The album was spearheaded by the U.S. top 40 hit, "Don't Pay the Ferryman", an upbeat, mythology-tinged pop rock song that evokes images of Charon, the ferryman of the Greek underworld, which also became his first UK hit single, reaching number 48.

Another song from the album which has become a de Burgh fan-favourite is "Borderline", the story of a conscientious objector who chooses to flee with his lover than be drafted for military service. A staple of de Burgh's live act, the song's story was continued in 1986's "Say Goodbye to It All" from the later album Into the Light.

In an interview Chris de Burgh pointed out, that the collaboration with producer Rupert Hine strongly influenced the style of the album:"... I can definitely say that there is a lot of difference. He is a man who understands the mortar and brick of building a track musically. There are more subtle and complex inter-rhythms in the new album than I’ve had on any others.

And we blended wonderfully together. I could get on with the bits that I’m good at, and he could get on with the bits that he’s good at. It made for a very strong connection."Drums on the album were played by Steve Negus of the Canadian progressive rock band Saga.

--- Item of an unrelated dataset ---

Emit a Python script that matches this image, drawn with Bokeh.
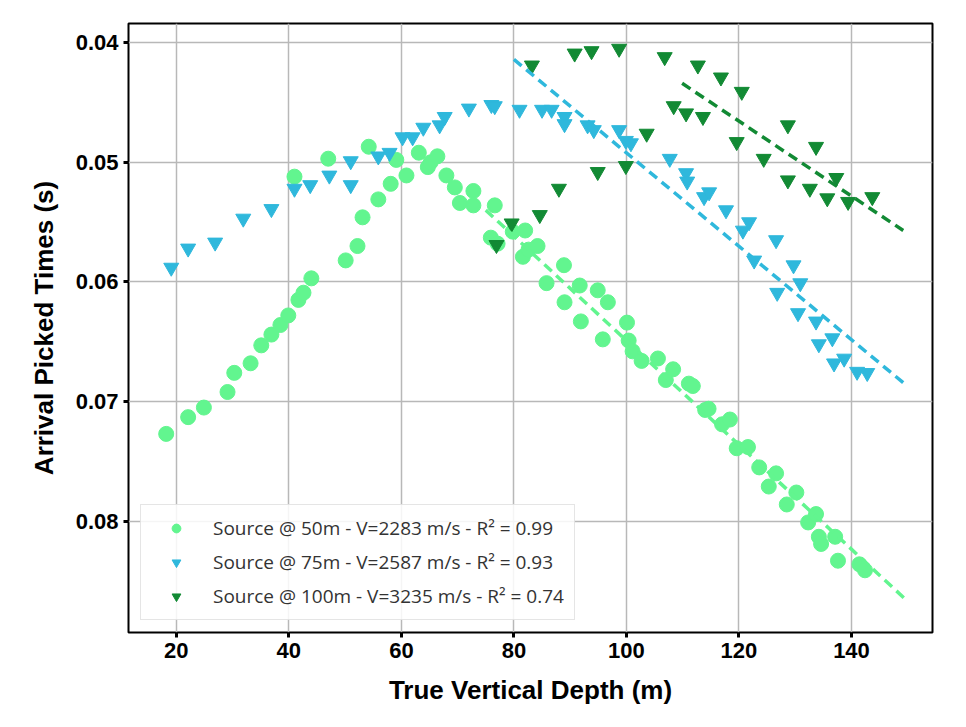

Some of the guest vocalists were Anthony Head, Diane Davison (Chris de Burgh's wife) and Miriam Stockley (who also collaborated with Mike Oldfield on the album The Millennium Bell (1999)).

==Track listing==
1. "Don't Pay the Ferryman" – 3:48
2. "Living on the Island" – 3:31
3. "Crying and Laughing" – 4:33
4. "I'm Counting on You" – 4:27
5. "The Getaway" – 3:52
6. "Ship to Shore" – 3:49
7. "All the Love I Have Inside" – 3:18
8. "Borderline" – 4:37
9. "Where Peaceful Waters Flow" – 3:54
10. "The Revolution" – 1:46
11. "Light a Fire" – 2:08
12. "Liberty" – 5:02

The Japanese CD splits the last three tracks differently:

10. "The Revolution" – 3:54
11. "Light a Fire" – 4:30
12. "Liberty" – 0:31

All compositions by Chris de Burgh.

== Personnel ==
- Chris de Burgh – lead vocals, backing vocals, guitars, acoustic piano (8)
- Rupert Hine – synthesizers, percussion, orchestral arrangements, backing vocals, programming (6, 9)
- David Caddick – acoustic piano (4)
- Phil Palmer – acoustic guitars, electric guitars
- Tim Wynveen – acoustic guitars (2, 3, 11, 12), electric guitars (2, 3, 11, 12), additional vocals
- John Giblin – bass guitar, fretless bass
- Steve Negus – drums
- Anthony Thistlethwaite – saxophones
- Stephen W. Tayler – saxophones, woodwinds
- Nigel Warren-Green – cello (4)
- Anthony Head – voice (1)
- Diane Davison – additional vocals
- Miriam Stockley – additional vocals
- Sue Wilkinson – additional vocals

=== Production ===
- Produced by Rupert Hine
- Engineered by Stephen W. Tayler
- Mastered by Bernie Grundman at A&M Studios (Hollywood, California, USA).
- Art Direction and Back Cover Photography – Michael Ross
- Inner Bag Photography – Fin Costello
- Illustration – Syd Brak
- Typography – Andrew Ellis

== Charts ==

===Weekly charts===

| Chart (1983) | Peak position |
|---|---|
| Australian Albums (Kent Music Report) | 18 |
| Austrian Albums (Ö3 Austria) | 3 |
| Canada (RPM Magazine) | 9 |
| German Albums (Offizielle Top 100) | 1 |
| New Zealand Albums (RMNZ) | 36 |
| Norwegian Albums (VG-lista) | 2 |
| UK Albums (OCC) | 30 |
| US Billboard 200 | 43 |

===Year-end charts===

| Chart (1983) | Position |
|---|---|
| Canada (RPM Magazine) | 58 |
| German Albums (Offizielle Top 100) | 4 |

==Certifications and sales==

| Region | Certification | Certified units/sales |
| Canada (Music Canada) | Platinum | 100,000^{^} |
| Germany (BVMI) | Platinum | 500,000^{^} |
^{^} Shipments figures based on certification alone.